+++ Data section +++
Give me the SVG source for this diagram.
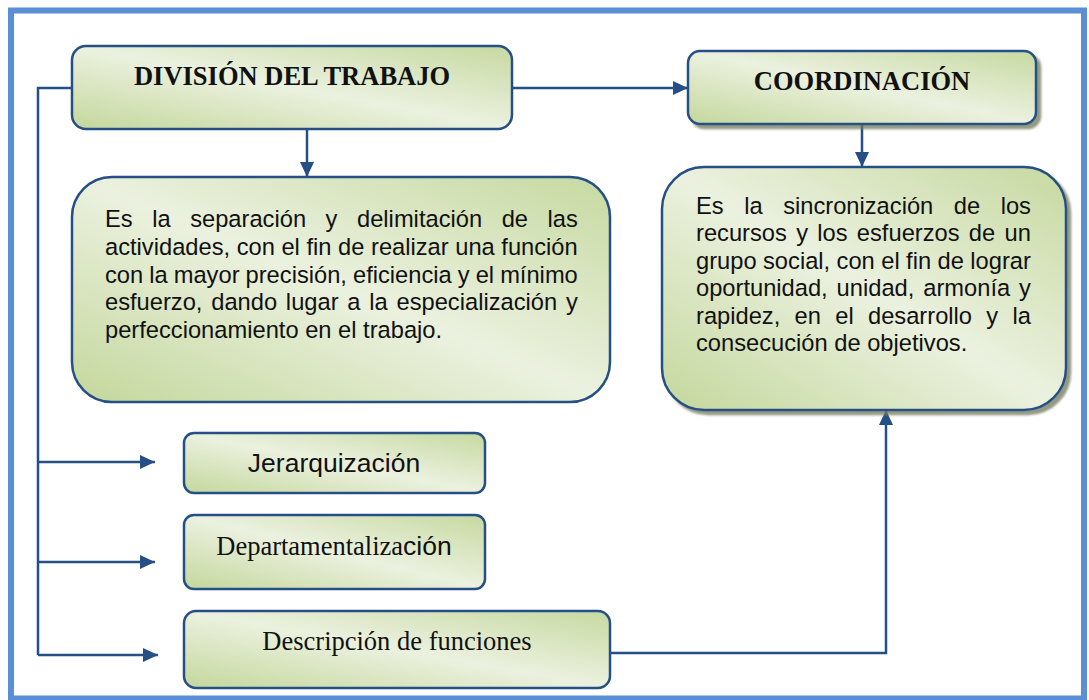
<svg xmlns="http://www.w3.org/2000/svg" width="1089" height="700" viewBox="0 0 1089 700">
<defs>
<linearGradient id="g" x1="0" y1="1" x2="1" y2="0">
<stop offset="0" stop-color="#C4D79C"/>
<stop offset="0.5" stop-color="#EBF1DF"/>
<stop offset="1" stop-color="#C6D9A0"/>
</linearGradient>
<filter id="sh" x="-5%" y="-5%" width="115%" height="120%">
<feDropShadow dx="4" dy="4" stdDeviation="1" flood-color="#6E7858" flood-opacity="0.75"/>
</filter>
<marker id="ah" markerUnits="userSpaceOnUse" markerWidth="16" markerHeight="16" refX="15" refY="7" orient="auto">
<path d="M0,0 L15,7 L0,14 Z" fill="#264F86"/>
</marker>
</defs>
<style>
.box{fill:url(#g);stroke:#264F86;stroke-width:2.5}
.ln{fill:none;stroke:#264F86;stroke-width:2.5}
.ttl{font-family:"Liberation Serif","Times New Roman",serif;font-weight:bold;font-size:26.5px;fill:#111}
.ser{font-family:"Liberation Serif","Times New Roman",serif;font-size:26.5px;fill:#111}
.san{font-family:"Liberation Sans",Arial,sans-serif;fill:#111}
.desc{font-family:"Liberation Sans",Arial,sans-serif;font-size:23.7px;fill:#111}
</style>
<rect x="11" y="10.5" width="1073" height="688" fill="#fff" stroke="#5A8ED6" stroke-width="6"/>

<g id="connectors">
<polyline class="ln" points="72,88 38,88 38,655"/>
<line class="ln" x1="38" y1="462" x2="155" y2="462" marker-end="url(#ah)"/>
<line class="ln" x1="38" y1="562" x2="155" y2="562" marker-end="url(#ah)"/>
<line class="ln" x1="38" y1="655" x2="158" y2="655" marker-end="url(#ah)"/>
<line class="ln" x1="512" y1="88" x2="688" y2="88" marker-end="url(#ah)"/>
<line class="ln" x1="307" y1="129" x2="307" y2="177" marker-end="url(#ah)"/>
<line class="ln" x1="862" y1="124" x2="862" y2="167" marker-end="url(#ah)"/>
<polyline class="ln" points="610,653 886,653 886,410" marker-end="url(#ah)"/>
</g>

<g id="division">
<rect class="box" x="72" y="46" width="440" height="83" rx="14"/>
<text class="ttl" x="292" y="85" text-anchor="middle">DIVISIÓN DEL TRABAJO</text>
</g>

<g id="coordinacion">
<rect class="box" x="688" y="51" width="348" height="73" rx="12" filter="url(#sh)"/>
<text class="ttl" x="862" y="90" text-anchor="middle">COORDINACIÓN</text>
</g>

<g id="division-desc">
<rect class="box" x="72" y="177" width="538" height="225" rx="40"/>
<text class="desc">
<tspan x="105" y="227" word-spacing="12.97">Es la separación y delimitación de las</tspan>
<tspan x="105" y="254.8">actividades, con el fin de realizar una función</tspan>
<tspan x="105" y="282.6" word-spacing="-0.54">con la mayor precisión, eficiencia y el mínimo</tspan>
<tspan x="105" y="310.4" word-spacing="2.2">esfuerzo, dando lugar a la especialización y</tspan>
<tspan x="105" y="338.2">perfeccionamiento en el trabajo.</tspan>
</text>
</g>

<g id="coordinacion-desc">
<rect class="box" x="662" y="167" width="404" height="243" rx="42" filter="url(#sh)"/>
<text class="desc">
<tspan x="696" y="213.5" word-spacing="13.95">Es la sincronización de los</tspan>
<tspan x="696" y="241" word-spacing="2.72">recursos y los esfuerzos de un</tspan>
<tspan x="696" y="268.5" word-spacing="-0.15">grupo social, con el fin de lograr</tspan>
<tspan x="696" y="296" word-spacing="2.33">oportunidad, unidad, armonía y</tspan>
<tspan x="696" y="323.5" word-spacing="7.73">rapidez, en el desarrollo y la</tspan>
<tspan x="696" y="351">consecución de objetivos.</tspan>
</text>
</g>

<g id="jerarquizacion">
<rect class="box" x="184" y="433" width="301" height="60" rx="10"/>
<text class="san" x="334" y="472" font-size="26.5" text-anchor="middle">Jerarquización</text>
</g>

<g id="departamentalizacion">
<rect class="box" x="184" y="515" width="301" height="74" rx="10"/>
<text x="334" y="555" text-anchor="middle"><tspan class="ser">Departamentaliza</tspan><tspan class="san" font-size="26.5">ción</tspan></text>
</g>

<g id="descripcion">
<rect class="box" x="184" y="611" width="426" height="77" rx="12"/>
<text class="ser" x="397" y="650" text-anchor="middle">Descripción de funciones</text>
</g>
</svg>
+++
Problem requirements
Leave out the pictures and copy the rest of the material above exactly.

Complete output
Give me the SVG source for this diagram.
<svg xmlns="http://www.w3.org/2000/svg" width="1089" height="700" viewBox="0 0 1089 700">
<defs>
<linearGradient id="g" x1="0" y1="1" x2="1" y2="0">
<stop offset="0" stop-color="#C4D79C"/>
<stop offset="0.5" stop-color="#EBF1DF"/>
<stop offset="1" stop-color="#C6D9A0"/>
</linearGradient>
<filter id="sh" x="-5%" y="-5%" width="115%" height="120%">
<feDropShadow dx="4" dy="4" stdDeviation="1" flood-color="#6E7858" flood-opacity="0.75"/>
</filter>
<marker id="ah" markerUnits="userSpaceOnUse" markerWidth="16" markerHeight="16" refX="15" refY="7" orient="auto">
<path d="M0,0 L15,7 L0,14 Z" fill="#264F86"/>
</marker>
</defs>
<style>
.box{fill:url(#g);stroke:#264F86;stroke-width:2.5}
.ln{fill:none;stroke:#264F86;stroke-width:2.5}
.ttl{font-family:"Liberation Serif","Times New Roman",serif;font-weight:bold;font-size:26.5px;fill:#111}
.ser{font-family:"Liberation Serif","Times New Roman",serif;font-size:26.5px;fill:#111}
.san{font-family:"Liberation Sans",Arial,sans-serif;fill:#111}
.desc{font-family:"Liberation Sans",Arial,sans-serif;font-size:23.7px;fill:#111}
</style>
<rect x="11" y="10.5" width="1073" height="688" fill="#fff" stroke="#5A8ED6" stroke-width="6"/>

<g id="connectors">
<polyline class="ln" points="72,88 38,88 38,655"/>
<line class="ln" x1="38" y1="462" x2="155" y2="462" marker-end="url(#ah)"/>
<line class="ln" x1="38" y1="562" x2="155" y2="562" marker-end="url(#ah)"/>
<line class="ln" x1="38" y1="655" x2="158" y2="655" marker-end="url(#ah)"/>
<line class="ln" x1="512" y1="88" x2="688" y2="88" marker-end="url(#ah)"/>
<line class="ln" x1="307" y1="129" x2="307" y2="177" marker-end="url(#ah)"/>
<line class="ln" x1="862" y1="124" x2="862" y2="167" marker-end="url(#ah)"/>
<polyline class="ln" points="610,653 886,653 886,410" marker-end="url(#ah)"/>
</g>

<g id="division">
<rect class="box" x="72" y="46" width="440" height="83" rx="14"/>
<text class="ttl" x="292" y="85" text-anchor="middle">DIVISIÓN DEL TRABAJO</text>
</g>

<g id="coordinacion">
<rect class="box" x="688" y="51" width="348" height="73" rx="12" filter="url(#sh)"/>
<text class="ttl" x="862" y="90" text-anchor="middle">COORDINACIÓN</text>
</g>

<g id="division-desc">
<rect class="box" x="72" y="177" width="538" height="225" rx="40"/>
<text class="desc">
<tspan x="105" y="227" word-spacing="12.97">Es la separación y delimitación de las</tspan>
<tspan x="105" y="254.8">actividades, con el fin de realizar una función</tspan>
<tspan x="105" y="282.6" word-spacing="-0.54">con la mayor precisión, eficiencia y el mínimo</tspan>
<tspan x="105" y="310.4" word-spacing="2.2">esfuerzo, dando lugar a la especialización y</tspan>
<tspan x="105" y="338.2">perfeccionamiento en el trabajo.</tspan>
</text>
</g>

<g id="coordinacion-desc">
<rect class="box" x="662" y="167" width="404" height="243" rx="42" filter="url(#sh)"/>
<text class="desc">
<tspan x="696" y="213.5" word-spacing="13.95">Es la sincronización de los</tspan>
<tspan x="696" y="241" word-spacing="2.72">recursos y los esfuerzos de un</tspan>
<tspan x="696" y="268.5" word-spacing="-0.15">grupo social, con el fin de lograr</tspan>
<tspan x="696" y="296" word-spacing="2.33">oportunidad, unidad, armonía y</tspan>
<tspan x="696" y="323.5" word-spacing="7.73">rapidez, en el desarrollo y la</tspan>
<tspan x="696" y="351">consecución de objetivos.</tspan>
</text>
</g>

<g id="jerarquizacion">
<rect class="box" x="184" y="433" width="301" height="60" rx="10"/>
<text class="san" x="334" y="472" font-size="26.5" text-anchor="middle">Jerarquización</text>
</g>

<g id="departamentalizacion">
<rect class="box" x="184" y="515" width="301" height="74" rx="10"/>
<text x="334" y="555" text-anchor="middle"><tspan class="ser">Departamentaliza</tspan><tspan class="san" font-size="26.5">ción</tspan></text>
</g>

<g id="descripcion">
<rect class="box" x="184" y="611" width="426" height="77" rx="12"/>
<text class="ser" x="397" y="650" text-anchor="middle">Descripción de funciones</text>
</g>
</svg>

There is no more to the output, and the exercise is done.